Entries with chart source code
* Begin *

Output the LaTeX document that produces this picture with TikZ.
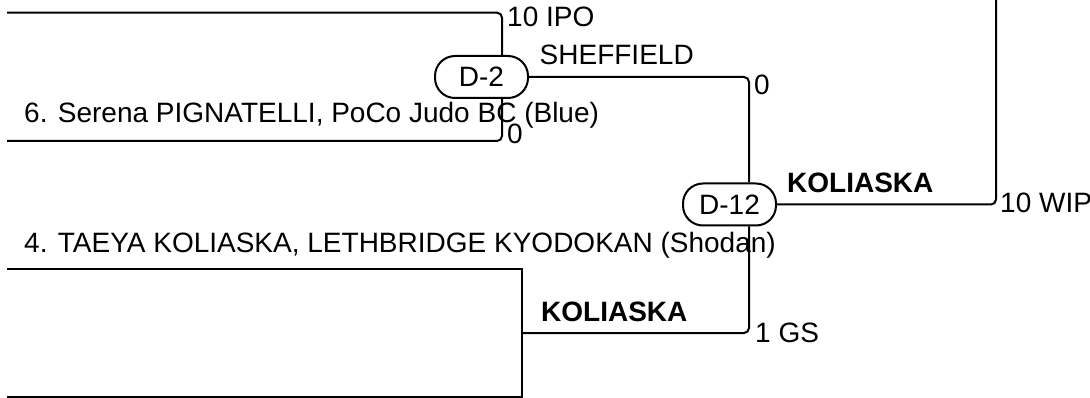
\documentclass[tikz,border=0pt]{standalone}
\usepackage{fontspec}
\setmainfont{Liberation Sans}
\begin{document}
\begin{tikzpicture}[x=1pt,y=-1pt,
  lbl/.style={inner sep=0pt, anchor=base west, font=\fontsize{28}{34}\selectfont},
  blbl/.style={inner sep=0pt, anchor=base west, font=\fontsize{28}{34}\selectfont\bfseries},
  bout/.style={draw, line width=2pt, rounded corners=20pt, minimum width=93pt, minimum height=42pt, inner sep=0pt, font=\fontsize{28}{34}\selectfont},
  wire/.style={line width=2pt, rounded corners=5pt}]
\useasboundingbox (0,0) rectangle (1090,398);
% bout nodes
\node[bout] (d2) at (481.5,77) {D-2};
\node[bout] (d12) at (729.5,204.5) {D-12};
% coordinates
\coordinate (u1) at (7,12.7);
\coordinate (u2) at (7,141);
\coordinate (x2) at (502,0);
\coordinate (x12) at (749,0);
\coordinate (r1) at (996,-3);
\coordinate (l1) at (7,269);
\coordinate (l2) at (522,269);
\coordinate (l3) at (522,397);
\coordinate (l4) at (7,397);
\coordinate (lm) at (522,333);
% connectors
\draw[wire] (u1) -| (d2.north -| x2);
\draw[wire] (u2) -| (d2.south -| x2);
\draw[wire] (d2.east) -| (d12.north -| x12);
\draw[wire] (lm) -| (d12.south -| x12);
\draw[wire] (d12.east) -| (r1);
\draw[line width=2pt] (l1) -- (l2) -- (l3) -- (l4);
% labels
\node[lbl] (t1) at (507,27) {10 IPO};
\node[lbl] (t2) at (539.5,65) {SHEFFIELD};
\node[lbl] (t3) at (754,95) {0};
\node[lbl] (t4) at (24,123) {6. Serena PIGNATELLI, PoCo Judo BC (Blue)};
\node[lbl] (t5) at (507,144) {0};
\node[blbl] (t6) at (787,193) {KOLIASKA};
\node[lbl] (t7) at (1000,213) {10 WIP};
\node[lbl] (t8) at (24,253) {4. TAEYA KOLIASKA, LETHBRIDGE KYODOKAN (Shodan)};
\node[blbl] (t9) at (541,321) {KOLIASKA};
\node[lbl] (t10) at (755,342) {1 GS};
\end{tikzpicture}
\end{document}
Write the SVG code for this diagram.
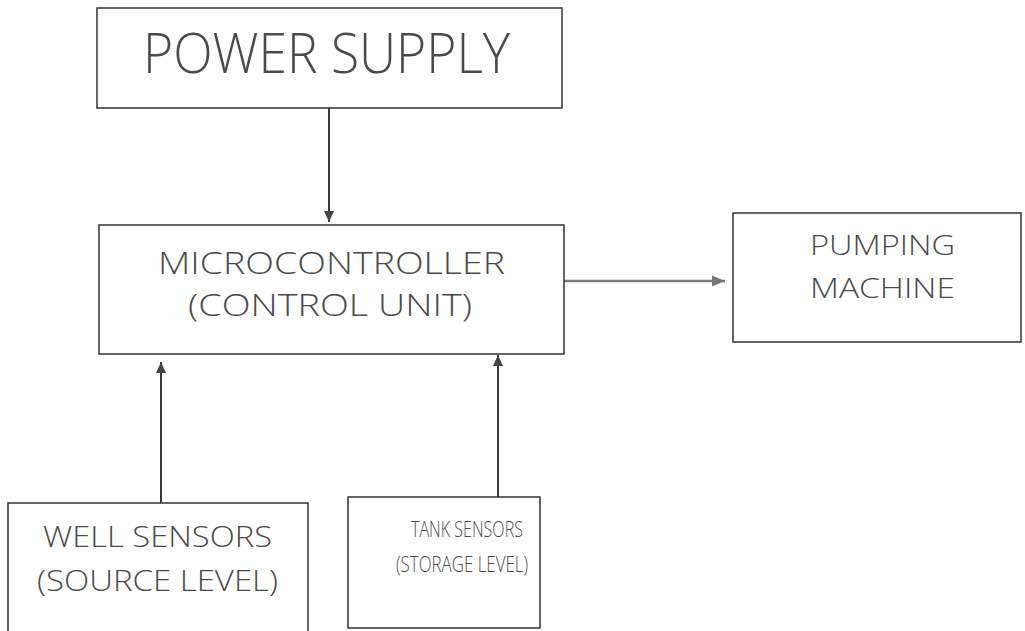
<svg xmlns="http://www.w3.org/2000/svg" width="1025" height="631" viewBox="0 0 1025 631">
<style>
.box{fill:#fff;stroke:#333;stroke-width:1.5}
.t{font-family:"Open Sans","Liberation Sans",sans-serif;font-weight:300;fill:#4a4a4a;text-anchor:middle}
.c{stroke:#3a3a3a;stroke-width:2;fill:none}
.ch{stroke:#7a7a7a;stroke-width:2.5;fill:none}
</style>
<defs>
<marker id="ah" markerUnits="userSpaceOnUse" markerWidth="12" markerHeight="12" refX="11" refY="6" orient="auto">
<path d="M0,1 L11,6 L0,11 Z" fill="#444"/>
</marker>
<marker id="ahg" markerUnits="userSpaceOnUse" markerWidth="14" markerHeight="12" refX="13" refY="6" orient="auto">
<path d="M0,0.5 L13,6 L0,11.5 Z" fill="#777"/>
</marker>
</defs>
<rect width="1025" height="631" fill="#fff"/>
<g id="connectors">
<line class="c" x1="329" y1="108" x2="329" y2="222" marker-end="url(#ah)"/>
<line class="ch" x1="564" y1="281" x2="725" y2="281" marker-end="url(#ahg)"/>
<line class="c" x1="161" y1="503" x2="161" y2="362" marker-end="url(#ah)"/>
<line class="c" x1="498" y1="498" x2="498" y2="355" marker-end="url(#ah)"/>
</g>
<g id="power-supply">
<rect class="box" x="97" y="8" width="465" height="100"/>
<text class="t" x="326.5" y="73" font-size="56" textLength="367" lengthAdjust="spacingAndGlyphs">POWER SUPPLY</text>
</g>
<g id="microcontroller">
<rect class="box" x="99" y="225" width="465" height="129"/>
<text class="t" x="331.5" y="274" font-size="32" textLength="347" lengthAdjust="spacingAndGlyphs">MICROCONTROLLER</text>
<text class="t" x="330" y="316" font-size="32" textLength="284" lengthAdjust="spacingAndGlyphs">(CONTROL UNIT)</text>
</g>
<g id="pumping-machine">
<rect class="box" x="733" y="213" width="288" height="129"/>
<text class="t" x="882.5" y="255" font-size="28" textLength="145" lengthAdjust="spacingAndGlyphs">PUMPING</text>
<text class="t" x="882.5" y="298" font-size="28" textLength="145" lengthAdjust="spacingAndGlyphs">MACHINE</text>
</g>
<g id="well-sensors">
<rect class="box" x="8" y="503" width="300" height="140"/>
<text class="t" x="157.5" y="547" font-size="30" textLength="229" lengthAdjust="spacingAndGlyphs">WELL SENSORS</text>
<text class="t" x="157.5" y="591" font-size="30" textLength="241" lengthAdjust="spacingAndGlyphs">(SOURCE LEVEL)</text>
</g>
<g id="tank-sensors">
<rect class="box" x="348" y="497" width="192" height="131"/>
<text class="t" x="467" y="537" font-size="22" textLength="112" lengthAdjust="spacingAndGlyphs">TANK SENSORS</text>
<text class="t" x="462" y="572" font-size="22" textLength="132" lengthAdjust="spacingAndGlyphs">(STORAGE LEVEL)</text>
</g>
</svg>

* End *

=== WHAT THE EXERCISE ASKS ===
Without the images, write out each line of the data verbatim.

=== OUTPUT OF THE TASK ===
Output the LaTeX document that produces this picture with TikZ.
\documentclass[tikz,border=0pt]{standalone}
\usepackage{fontspec}
\setmainfont{Liberation Sans}
\begin{document}
\begin{tikzpicture}[x=1pt,y=-1pt,
  lbl/.style={inner sep=0pt, anchor=base west, font=\fontsize{28}{34}\selectfont},
  blbl/.style={inner sep=0pt, anchor=base west, font=\fontsize{28}{34}\selectfont\bfseries},
  bout/.style={draw, line width=2pt, rounded corners=20pt, minimum width=93pt, minimum height=42pt, inner sep=0pt, font=\fontsize{28}{34}\selectfont},
  wire/.style={line width=2pt, rounded corners=5pt}]
\useasboundingbox (0,0) rectangle (1090,398);
% bout nodes
\node[bout] (d2) at (481.5,77) {D-2};
\node[bout] (d12) at (729.5,204.5) {D-12};
% coordinates
\coordinate (u1) at (7,12.7);
\coordinate (u2) at (7,141);
\coordinate (x2) at (502,0);
\coordinate (x12) at (749,0);
\coordinate (r1) at (996,-3);
\coordinate (l1) at (7,269);
\coordinate (l2) at (522,269);
\coordinate (l3) at (522,397);
\coordinate (l4) at (7,397);
\coordinate (lm) at (522,333);
% connectors
\draw[wire] (u1) -| (d2.north -| x2);
\draw[wire] (u2) -| (d2.south -| x2);
\draw[wire] (d2.east) -| (d12.north -| x12);
\draw[wire] (lm) -| (d12.south -| x12);
\draw[wire] (d12.east) -| (r1);
\draw[line width=2pt] (l1) -- (l2) -- (l3) -- (l4);
% labels
\node[lbl] (t1) at (507,27) {10 IPO};
\node[lbl] (t2) at (539.5,65) {SHEFFIELD};
\node[lbl] (t3) at (754,95) {0};
\node[lbl] (t4) at (24,123) {6. Serena PIGNATELLI, PoCo Judo BC (Blue)};
\node[lbl] (t5) at (507,144) {0};
\node[blbl] (t6) at (787,193) {KOLIASKA};
\node[lbl] (t7) at (1000,213) {10 WIP};
\node[lbl] (t8) at (24,253) {4. TAEYA KOLIASKA, LETHBRIDGE KYODOKAN (Shodan)};
\node[blbl] (t9) at (541,321) {KOLIASKA};
\node[lbl] (t10) at (755,342) {1 GS};
\end{tikzpicture}
\end{document}
Write the SVG code for this diagram.
<svg xmlns="http://www.w3.org/2000/svg" width="1025" height="631" viewBox="0 0 1025 631">
<style>
.box{fill:#fff;stroke:#333;stroke-width:1.5}
.t{font-family:"Open Sans","Liberation Sans",sans-serif;font-weight:300;fill:#4a4a4a;text-anchor:middle}
.c{stroke:#3a3a3a;stroke-width:2;fill:none}
.ch{stroke:#7a7a7a;stroke-width:2.5;fill:none}
</style>
<defs>
<marker id="ah" markerUnits="userSpaceOnUse" markerWidth="12" markerHeight="12" refX="11" refY="6" orient="auto">
<path d="M0,1 L11,6 L0,11 Z" fill="#444"/>
</marker>
<marker id="ahg" markerUnits="userSpaceOnUse" markerWidth="14" markerHeight="12" refX="13" refY="6" orient="auto">
<path d="M0,0.5 L13,6 L0,11.5 Z" fill="#777"/>
</marker>
</defs>
<rect width="1025" height="631" fill="#fff"/>
<g id="connectors">
<line class="c" x1="329" y1="108" x2="329" y2="222" marker-end="url(#ah)"/>
<line class="ch" x1="564" y1="281" x2="725" y2="281" marker-end="url(#ahg)"/>
<line class="c" x1="161" y1="503" x2="161" y2="362" marker-end="url(#ah)"/>
<line class="c" x1="498" y1="498" x2="498" y2="355" marker-end="url(#ah)"/>
</g>
<g id="power-supply">
<rect class="box" x="97" y="8" width="465" height="100"/>
<text class="t" x="326.5" y="73" font-size="56" textLength="367" lengthAdjust="spacingAndGlyphs">POWER SUPPLY</text>
</g>
<g id="microcontroller">
<rect class="box" x="99" y="225" width="465" height="129"/>
<text class="t" x="331.5" y="274" font-size="32" textLength="347" lengthAdjust="spacingAndGlyphs">MICROCONTROLLER</text>
<text class="t" x="330" y="316" font-size="32" textLength="284" lengthAdjust="spacingAndGlyphs">(CONTROL UNIT)</text>
</g>
<g id="pumping-machine">
<rect class="box" x="733" y="213" width="288" height="129"/>
<text class="t" x="882.5" y="255" font-size="28" textLength="145" lengthAdjust="spacingAndGlyphs">PUMPING</text>
<text class="t" x="882.5" y="298" font-size="28" textLength="145" lengthAdjust="spacingAndGlyphs">MACHINE</text>
</g>
<g id="well-sensors">
<rect class="box" x="8" y="503" width="300" height="140"/>
<text class="t" x="157.5" y="547" font-size="30" textLength="229" lengthAdjust="spacingAndGlyphs">WELL SENSORS</text>
<text class="t" x="157.5" y="591" font-size="30" textLength="241" lengthAdjust="spacingAndGlyphs">(SOURCE LEVEL)</text>
</g>
<g id="tank-sensors">
<rect class="box" x="348" y="497" width="192" height="131"/>
<text class="t" x="467" y="537" font-size="22" textLength="112" lengthAdjust="spacingAndGlyphs">TANK SENSORS</text>
<text class="t" x="462" y="572" font-size="22" textLength="132" lengthAdjust="spacingAndGlyphs">(STORAGE LEVEL)</text>
</g>
</svg>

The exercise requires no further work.